» Stored data:
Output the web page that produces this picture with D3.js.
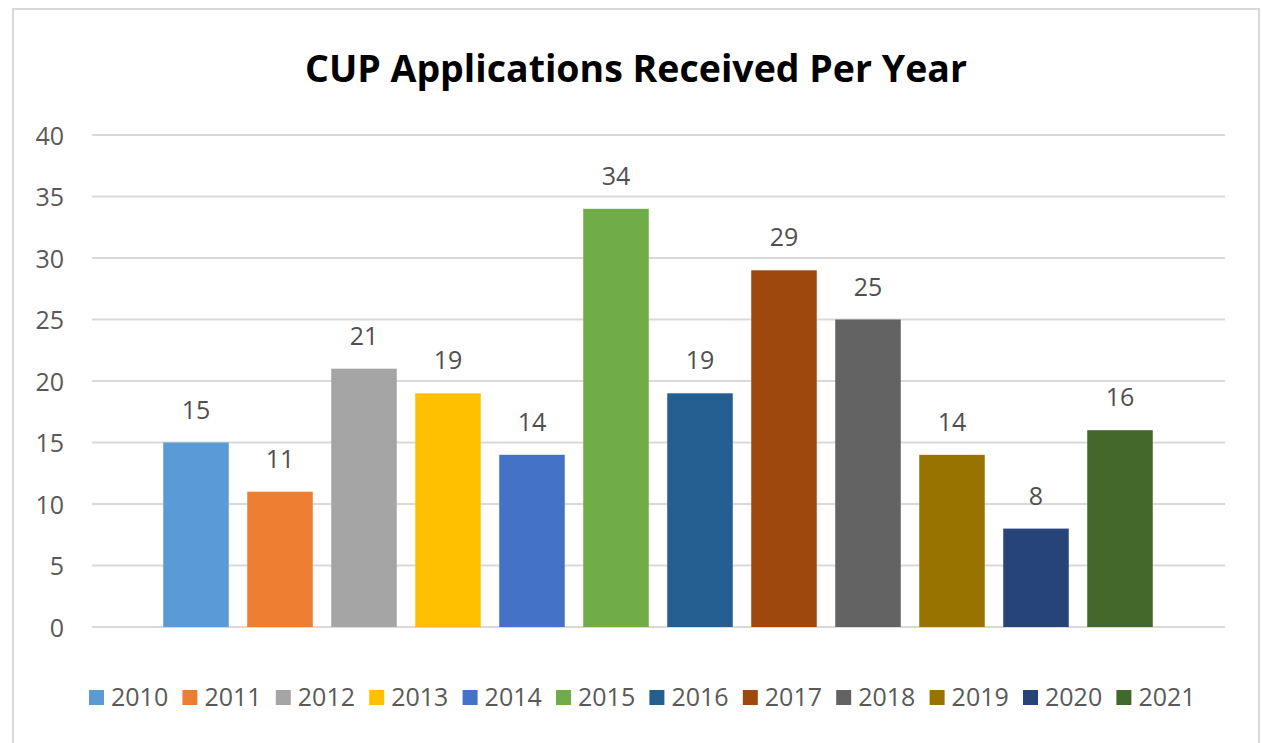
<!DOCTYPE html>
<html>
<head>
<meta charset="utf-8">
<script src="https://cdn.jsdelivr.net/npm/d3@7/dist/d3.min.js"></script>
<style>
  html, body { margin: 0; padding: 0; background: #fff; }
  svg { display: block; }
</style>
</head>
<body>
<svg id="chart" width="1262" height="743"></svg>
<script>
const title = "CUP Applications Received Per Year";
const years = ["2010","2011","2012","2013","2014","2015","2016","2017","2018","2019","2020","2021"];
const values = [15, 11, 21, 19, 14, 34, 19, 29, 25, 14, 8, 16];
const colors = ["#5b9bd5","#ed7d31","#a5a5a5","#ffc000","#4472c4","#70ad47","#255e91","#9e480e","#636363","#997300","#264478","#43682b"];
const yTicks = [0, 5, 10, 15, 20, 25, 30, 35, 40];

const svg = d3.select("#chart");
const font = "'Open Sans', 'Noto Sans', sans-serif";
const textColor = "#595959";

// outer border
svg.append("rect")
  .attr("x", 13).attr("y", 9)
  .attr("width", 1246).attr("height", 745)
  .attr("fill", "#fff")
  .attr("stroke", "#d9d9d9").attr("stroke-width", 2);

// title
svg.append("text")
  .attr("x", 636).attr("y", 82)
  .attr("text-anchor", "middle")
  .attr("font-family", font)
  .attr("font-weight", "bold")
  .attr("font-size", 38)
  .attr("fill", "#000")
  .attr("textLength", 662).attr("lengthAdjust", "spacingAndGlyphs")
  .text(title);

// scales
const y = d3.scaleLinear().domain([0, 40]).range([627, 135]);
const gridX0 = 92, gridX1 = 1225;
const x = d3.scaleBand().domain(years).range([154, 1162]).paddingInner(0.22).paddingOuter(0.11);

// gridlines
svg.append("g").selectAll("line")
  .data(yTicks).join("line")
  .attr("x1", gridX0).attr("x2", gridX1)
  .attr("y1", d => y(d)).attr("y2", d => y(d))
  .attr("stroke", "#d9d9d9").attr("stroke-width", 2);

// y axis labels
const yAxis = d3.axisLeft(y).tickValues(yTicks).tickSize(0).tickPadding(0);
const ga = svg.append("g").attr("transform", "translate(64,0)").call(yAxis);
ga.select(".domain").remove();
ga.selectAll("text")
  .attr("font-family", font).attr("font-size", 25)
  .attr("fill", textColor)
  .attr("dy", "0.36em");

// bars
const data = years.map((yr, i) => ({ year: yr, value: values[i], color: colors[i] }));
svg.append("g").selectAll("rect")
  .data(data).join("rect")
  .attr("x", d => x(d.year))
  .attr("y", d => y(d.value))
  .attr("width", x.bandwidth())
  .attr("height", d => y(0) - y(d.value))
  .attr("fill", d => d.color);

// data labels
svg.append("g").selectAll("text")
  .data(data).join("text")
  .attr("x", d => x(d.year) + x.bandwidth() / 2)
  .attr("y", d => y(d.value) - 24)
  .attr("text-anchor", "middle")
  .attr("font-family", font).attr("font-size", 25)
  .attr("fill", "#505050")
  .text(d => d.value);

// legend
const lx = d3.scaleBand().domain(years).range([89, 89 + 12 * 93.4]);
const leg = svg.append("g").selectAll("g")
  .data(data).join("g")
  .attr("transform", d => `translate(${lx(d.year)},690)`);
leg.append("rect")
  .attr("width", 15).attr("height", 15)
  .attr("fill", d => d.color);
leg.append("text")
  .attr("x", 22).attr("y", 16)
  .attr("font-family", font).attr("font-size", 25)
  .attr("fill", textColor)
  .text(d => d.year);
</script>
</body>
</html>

» Exercise: Would you set down the listing exactly, omitting pictures?

» Correct output:
Output the web page that produces this picture with D3.js.
<!DOCTYPE html>
<html>
<head>
<meta charset="utf-8">
<script src="https://cdn.jsdelivr.net/npm/d3@7/dist/d3.min.js"></script>
<style>
  html, body { margin: 0; padding: 0; background: #fff; }
  svg { display: block; }
</style>
</head>
<body>
<svg id="chart" width="1262" height="743"></svg>
<script>
const title = "CUP Applications Received Per Year";
const years = ["2010","2011","2012","2013","2014","2015","2016","2017","2018","2019","2020","2021"];
const values = [15, 11, 21, 19, 14, 34, 19, 29, 25, 14, 8, 16];
const colors = ["#5b9bd5","#ed7d31","#a5a5a5","#ffc000","#4472c4","#70ad47","#255e91","#9e480e","#636363","#997300","#264478","#43682b"];
const yTicks = [0, 5, 10, 15, 20, 25, 30, 35, 40];

const svg = d3.select("#chart");
const font = "'Open Sans', 'Noto Sans', sans-serif";
const textColor = "#595959";

// outer border
svg.append("rect")
  .attr("x", 13).attr("y", 9)
  .attr("width", 1246).attr("height", 745)
  .attr("fill", "#fff")
  .attr("stroke", "#d9d9d9").attr("stroke-width", 2);

// title
svg.append("text")
  .attr("x", 636).attr("y", 82)
  .attr("text-anchor", "middle")
  .attr("font-family", font)
  .attr("font-weight", "bold")
  .attr("font-size", 38)
  .attr("fill", "#000")
  .attr("textLength", 662).attr("lengthAdjust", "spacingAndGlyphs")
  .text(title);

// scales
const y = d3.scaleLinear().domain([0, 40]).range([627, 135]);
const gridX0 = 92, gridX1 = 1225;
const x = d3.scaleBand().domain(years).range([154, 1162]).paddingInner(0.22).paddingOuter(0.11);

// gridlines
svg.append("g").selectAll("line")
  .data(yTicks).join("line")
  .attr("x1", gridX0).attr("x2", gridX1)
  .attr("y1", d => y(d)).attr("y2", d => y(d))
  .attr("stroke", "#d9d9d9").attr("stroke-width", 2);

// y axis labels
const yAxis = d3.axisLeft(y).tickValues(yTicks).tickSize(0).tickPadding(0);
const ga = svg.append("g").attr("transform", "translate(64,0)").call(yAxis);
ga.select(".domain").remove();
ga.selectAll("text")
  .attr("font-family", font).attr("font-size", 25)
  .attr("fill", textColor)
  .attr("dy", "0.36em");

// bars
const data = years.map((yr, i) => ({ year: yr, value: values[i], color: colors[i] }));
svg.append("g").selectAll("rect")
  .data(data).join("rect")
  .attr("x", d => x(d.year))
  .attr("y", d => y(d.value))
  .attr("width", x.bandwidth())
  .attr("height", d => y(0) - y(d.value))
  .attr("fill", d => d.color);

// data labels
svg.append("g").selectAll("text")
  .data(data).join("text")
  .attr("x", d => x(d.year) + x.bandwidth() / 2)
  .attr("y", d => y(d.value) - 24)
  .attr("text-anchor", "middle")
  .attr("font-family", font).attr("font-size", 25)
  .attr("fill", "#505050")
  .text(d => d.value);

// legend
const lx = d3.scaleBand().domain(years).range([89, 89 + 12 * 93.4]);
const leg = svg.append("g").selectAll("g")
  .data(data).join("g")
  .attr("transform", d => `translate(${lx(d.year)},690)`);
leg.append("rect")
  .attr("width", 15).attr("height", 15)
  .attr("fill", d => d.color);
leg.append("text")
  .attr("x", 22).attr("y", 16)
  .attr("font-family", font).attr("font-size", 25)
  .attr("fill", textColor)
  .text(d => d.year);
</script>
</body>
</html>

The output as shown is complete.